→ Exercise
Copy the lines of the data below exactly, starting at the first and stopping after the line that contains "const yTicks = [-1,-0.5,0,0.5,1];"; include no pictures.

→ Information shown
==*==

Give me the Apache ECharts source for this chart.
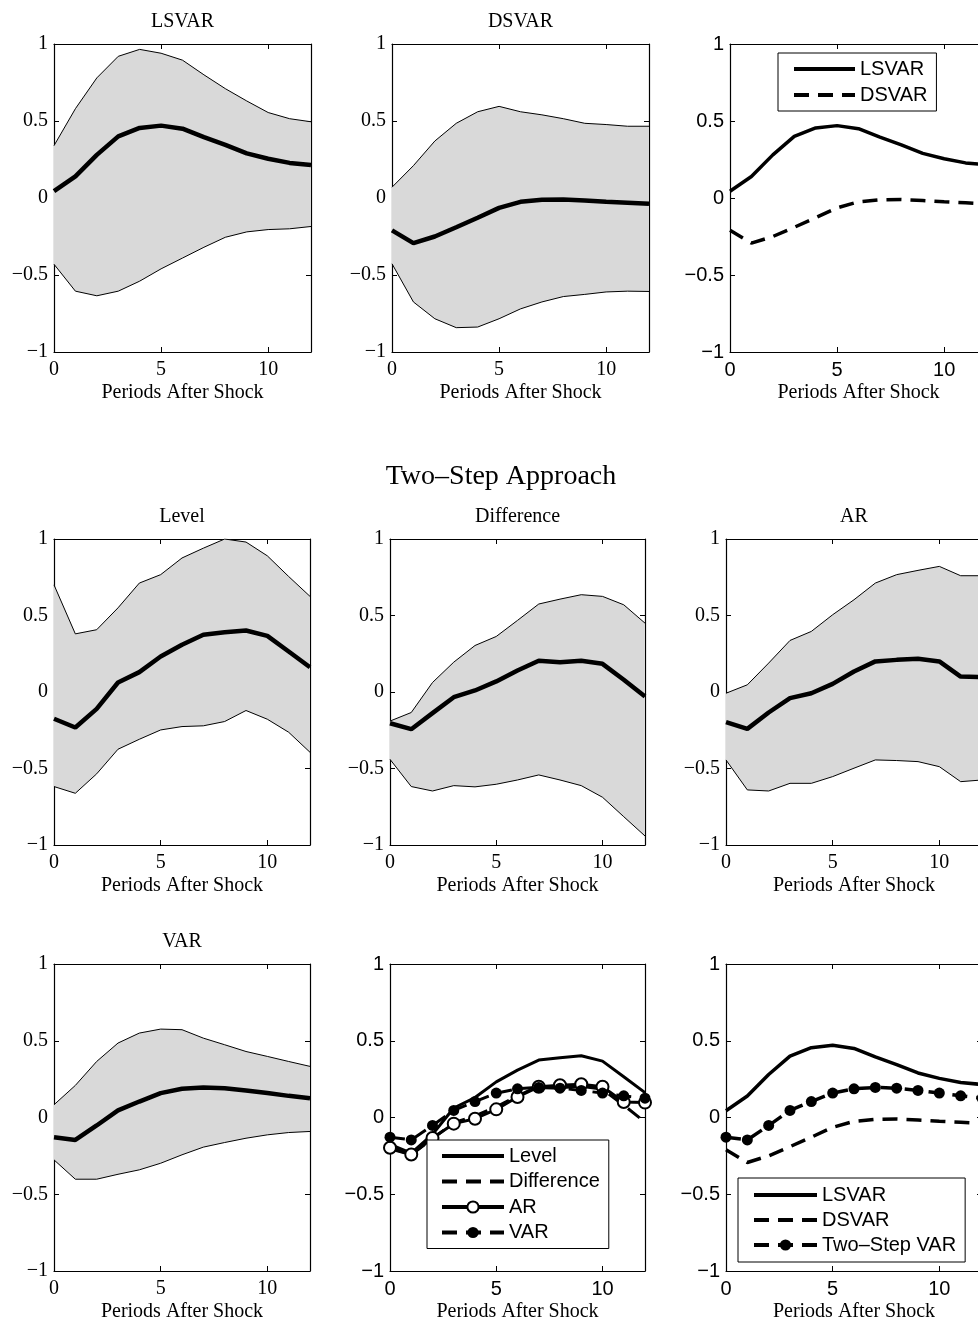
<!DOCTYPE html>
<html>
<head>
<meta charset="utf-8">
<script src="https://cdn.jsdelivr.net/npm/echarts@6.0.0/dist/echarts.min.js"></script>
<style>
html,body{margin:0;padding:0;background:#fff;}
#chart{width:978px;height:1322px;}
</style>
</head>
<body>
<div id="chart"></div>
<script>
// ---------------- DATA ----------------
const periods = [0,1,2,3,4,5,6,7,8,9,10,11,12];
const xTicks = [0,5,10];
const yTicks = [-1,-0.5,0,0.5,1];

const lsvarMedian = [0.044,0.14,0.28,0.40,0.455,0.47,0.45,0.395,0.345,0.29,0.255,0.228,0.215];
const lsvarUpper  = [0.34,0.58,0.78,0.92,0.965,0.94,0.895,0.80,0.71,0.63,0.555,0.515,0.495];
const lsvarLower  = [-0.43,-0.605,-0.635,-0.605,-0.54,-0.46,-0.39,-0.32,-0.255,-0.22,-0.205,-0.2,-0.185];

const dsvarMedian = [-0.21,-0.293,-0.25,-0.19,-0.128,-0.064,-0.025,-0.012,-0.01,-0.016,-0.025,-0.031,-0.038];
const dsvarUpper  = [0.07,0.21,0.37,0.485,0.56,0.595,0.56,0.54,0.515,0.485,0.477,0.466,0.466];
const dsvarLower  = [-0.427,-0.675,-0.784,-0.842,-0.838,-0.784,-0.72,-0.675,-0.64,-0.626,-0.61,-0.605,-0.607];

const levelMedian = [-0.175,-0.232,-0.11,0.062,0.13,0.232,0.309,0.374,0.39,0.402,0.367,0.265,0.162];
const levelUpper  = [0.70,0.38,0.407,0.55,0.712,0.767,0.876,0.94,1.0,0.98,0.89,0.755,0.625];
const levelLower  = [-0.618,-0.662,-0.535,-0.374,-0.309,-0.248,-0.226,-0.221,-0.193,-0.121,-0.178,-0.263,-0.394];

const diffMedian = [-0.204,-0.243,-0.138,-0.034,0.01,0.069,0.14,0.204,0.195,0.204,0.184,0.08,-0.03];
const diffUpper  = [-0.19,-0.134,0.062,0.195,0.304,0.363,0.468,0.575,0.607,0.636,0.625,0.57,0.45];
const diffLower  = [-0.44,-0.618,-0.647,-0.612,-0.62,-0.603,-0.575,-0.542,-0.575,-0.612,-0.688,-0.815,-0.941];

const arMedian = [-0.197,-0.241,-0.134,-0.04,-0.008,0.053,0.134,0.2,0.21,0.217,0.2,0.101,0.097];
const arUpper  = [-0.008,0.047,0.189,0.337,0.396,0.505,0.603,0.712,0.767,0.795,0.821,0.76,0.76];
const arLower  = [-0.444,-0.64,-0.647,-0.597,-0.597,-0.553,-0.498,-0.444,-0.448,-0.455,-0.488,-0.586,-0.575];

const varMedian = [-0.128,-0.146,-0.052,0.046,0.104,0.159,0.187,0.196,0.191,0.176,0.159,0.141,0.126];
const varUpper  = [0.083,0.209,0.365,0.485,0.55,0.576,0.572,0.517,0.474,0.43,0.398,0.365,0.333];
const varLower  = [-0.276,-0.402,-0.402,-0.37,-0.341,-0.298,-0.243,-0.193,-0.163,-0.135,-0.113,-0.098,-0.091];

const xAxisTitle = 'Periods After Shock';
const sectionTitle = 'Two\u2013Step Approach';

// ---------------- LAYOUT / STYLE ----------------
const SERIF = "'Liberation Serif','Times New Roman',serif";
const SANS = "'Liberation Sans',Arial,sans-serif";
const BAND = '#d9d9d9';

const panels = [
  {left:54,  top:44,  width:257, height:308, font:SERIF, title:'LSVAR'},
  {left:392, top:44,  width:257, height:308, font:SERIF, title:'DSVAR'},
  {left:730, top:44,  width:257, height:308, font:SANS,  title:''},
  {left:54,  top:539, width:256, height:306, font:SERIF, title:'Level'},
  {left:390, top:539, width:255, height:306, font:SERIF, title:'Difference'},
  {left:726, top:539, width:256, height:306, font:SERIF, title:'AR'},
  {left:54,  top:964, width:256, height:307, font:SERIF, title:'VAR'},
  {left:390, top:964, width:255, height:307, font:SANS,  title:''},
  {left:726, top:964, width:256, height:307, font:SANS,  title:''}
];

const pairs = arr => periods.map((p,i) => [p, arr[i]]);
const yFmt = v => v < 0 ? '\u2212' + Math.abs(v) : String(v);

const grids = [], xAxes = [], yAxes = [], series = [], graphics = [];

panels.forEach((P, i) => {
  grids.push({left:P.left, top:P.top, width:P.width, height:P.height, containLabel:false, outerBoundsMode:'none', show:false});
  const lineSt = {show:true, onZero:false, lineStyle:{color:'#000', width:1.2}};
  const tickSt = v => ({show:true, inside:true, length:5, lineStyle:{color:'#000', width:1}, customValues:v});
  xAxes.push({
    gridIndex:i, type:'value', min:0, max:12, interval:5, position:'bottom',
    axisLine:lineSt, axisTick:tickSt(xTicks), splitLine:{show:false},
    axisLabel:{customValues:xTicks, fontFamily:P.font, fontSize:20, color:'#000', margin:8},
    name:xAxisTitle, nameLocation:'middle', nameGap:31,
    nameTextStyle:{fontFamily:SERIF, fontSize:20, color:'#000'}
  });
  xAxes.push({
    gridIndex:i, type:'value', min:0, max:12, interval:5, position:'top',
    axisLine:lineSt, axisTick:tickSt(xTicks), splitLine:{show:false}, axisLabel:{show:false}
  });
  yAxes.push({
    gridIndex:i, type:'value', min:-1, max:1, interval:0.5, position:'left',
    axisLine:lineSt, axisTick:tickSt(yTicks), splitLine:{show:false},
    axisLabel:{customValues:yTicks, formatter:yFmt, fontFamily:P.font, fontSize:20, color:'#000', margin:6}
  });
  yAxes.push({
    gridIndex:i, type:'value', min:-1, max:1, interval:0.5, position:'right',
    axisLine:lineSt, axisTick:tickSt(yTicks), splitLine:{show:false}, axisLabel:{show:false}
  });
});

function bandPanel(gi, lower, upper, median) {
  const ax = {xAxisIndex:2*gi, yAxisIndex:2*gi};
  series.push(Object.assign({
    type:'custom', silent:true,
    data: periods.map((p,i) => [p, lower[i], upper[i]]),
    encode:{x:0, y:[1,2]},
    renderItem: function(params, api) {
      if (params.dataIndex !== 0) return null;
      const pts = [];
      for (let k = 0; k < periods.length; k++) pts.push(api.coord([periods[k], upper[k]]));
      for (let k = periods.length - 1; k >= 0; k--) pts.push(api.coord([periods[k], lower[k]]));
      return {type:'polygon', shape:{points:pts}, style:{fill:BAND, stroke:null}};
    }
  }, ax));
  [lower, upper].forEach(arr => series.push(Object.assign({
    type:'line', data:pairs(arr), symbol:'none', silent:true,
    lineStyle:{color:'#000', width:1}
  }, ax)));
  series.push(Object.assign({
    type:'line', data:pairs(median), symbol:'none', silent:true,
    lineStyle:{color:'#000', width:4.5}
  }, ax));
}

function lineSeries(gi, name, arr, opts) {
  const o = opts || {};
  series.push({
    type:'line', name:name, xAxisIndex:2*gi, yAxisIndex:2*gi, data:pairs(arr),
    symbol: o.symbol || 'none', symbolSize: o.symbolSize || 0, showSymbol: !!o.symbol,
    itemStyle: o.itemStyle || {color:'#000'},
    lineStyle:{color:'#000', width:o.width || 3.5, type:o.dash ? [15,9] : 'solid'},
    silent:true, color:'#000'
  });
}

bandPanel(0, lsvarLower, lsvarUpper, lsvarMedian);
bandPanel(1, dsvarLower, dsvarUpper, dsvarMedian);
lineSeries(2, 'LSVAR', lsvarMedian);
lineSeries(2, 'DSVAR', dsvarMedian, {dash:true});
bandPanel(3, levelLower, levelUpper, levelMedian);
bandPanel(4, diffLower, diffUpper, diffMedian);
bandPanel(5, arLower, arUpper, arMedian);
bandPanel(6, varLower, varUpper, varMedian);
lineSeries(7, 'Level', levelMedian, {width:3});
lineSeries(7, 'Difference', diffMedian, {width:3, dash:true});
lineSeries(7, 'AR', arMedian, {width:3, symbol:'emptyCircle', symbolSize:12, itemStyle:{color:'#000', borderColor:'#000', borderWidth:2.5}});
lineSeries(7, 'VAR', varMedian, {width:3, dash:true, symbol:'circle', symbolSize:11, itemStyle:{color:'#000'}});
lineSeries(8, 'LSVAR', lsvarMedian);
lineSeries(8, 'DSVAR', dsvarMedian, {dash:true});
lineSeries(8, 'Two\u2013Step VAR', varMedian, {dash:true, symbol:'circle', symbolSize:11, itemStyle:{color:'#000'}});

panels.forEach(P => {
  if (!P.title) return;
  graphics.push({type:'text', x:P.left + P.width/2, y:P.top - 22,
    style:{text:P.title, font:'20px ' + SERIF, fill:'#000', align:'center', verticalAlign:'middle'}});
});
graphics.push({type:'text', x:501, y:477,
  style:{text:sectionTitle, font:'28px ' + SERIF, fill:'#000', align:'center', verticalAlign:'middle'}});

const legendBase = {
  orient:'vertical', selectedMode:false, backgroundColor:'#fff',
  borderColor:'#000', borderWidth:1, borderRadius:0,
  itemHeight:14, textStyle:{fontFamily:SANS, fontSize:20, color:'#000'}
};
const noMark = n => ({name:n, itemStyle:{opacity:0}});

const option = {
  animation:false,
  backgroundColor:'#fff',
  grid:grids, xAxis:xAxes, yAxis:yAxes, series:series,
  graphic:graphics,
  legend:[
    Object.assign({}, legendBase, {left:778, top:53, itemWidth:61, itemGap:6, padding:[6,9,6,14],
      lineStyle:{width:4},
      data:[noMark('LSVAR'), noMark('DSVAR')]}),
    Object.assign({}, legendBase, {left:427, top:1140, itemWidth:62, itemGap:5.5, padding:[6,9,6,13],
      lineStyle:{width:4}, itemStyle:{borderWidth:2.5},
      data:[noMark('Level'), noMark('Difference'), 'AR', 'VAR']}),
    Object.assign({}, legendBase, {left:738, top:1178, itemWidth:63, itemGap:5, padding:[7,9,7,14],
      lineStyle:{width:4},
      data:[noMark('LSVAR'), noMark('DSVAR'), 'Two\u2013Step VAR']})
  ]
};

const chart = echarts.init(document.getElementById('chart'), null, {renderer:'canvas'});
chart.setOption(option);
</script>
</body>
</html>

==*==

→ Complete output
Give me the Apache ECharts source for this chart.
<!DOCTYPE html>
<html>
<head>
<meta charset="utf-8">
<script src="https://cdn.jsdelivr.net/npm/echarts@6.0.0/dist/echarts.min.js"></script>
<style>
html,body{margin:0;padding:0;background:#fff;}
#chart{width:978px;height:1322px;}
</style>
</head>
<body>
<div id="chart"></div>
<script>
// ---------------- DATA ----------------
const periods = [0,1,2,3,4,5,6,7,8,9,10,11,12];
const xTicks = [0,5,10];
const yTicks = [-1,-0.5,0,0.5,1];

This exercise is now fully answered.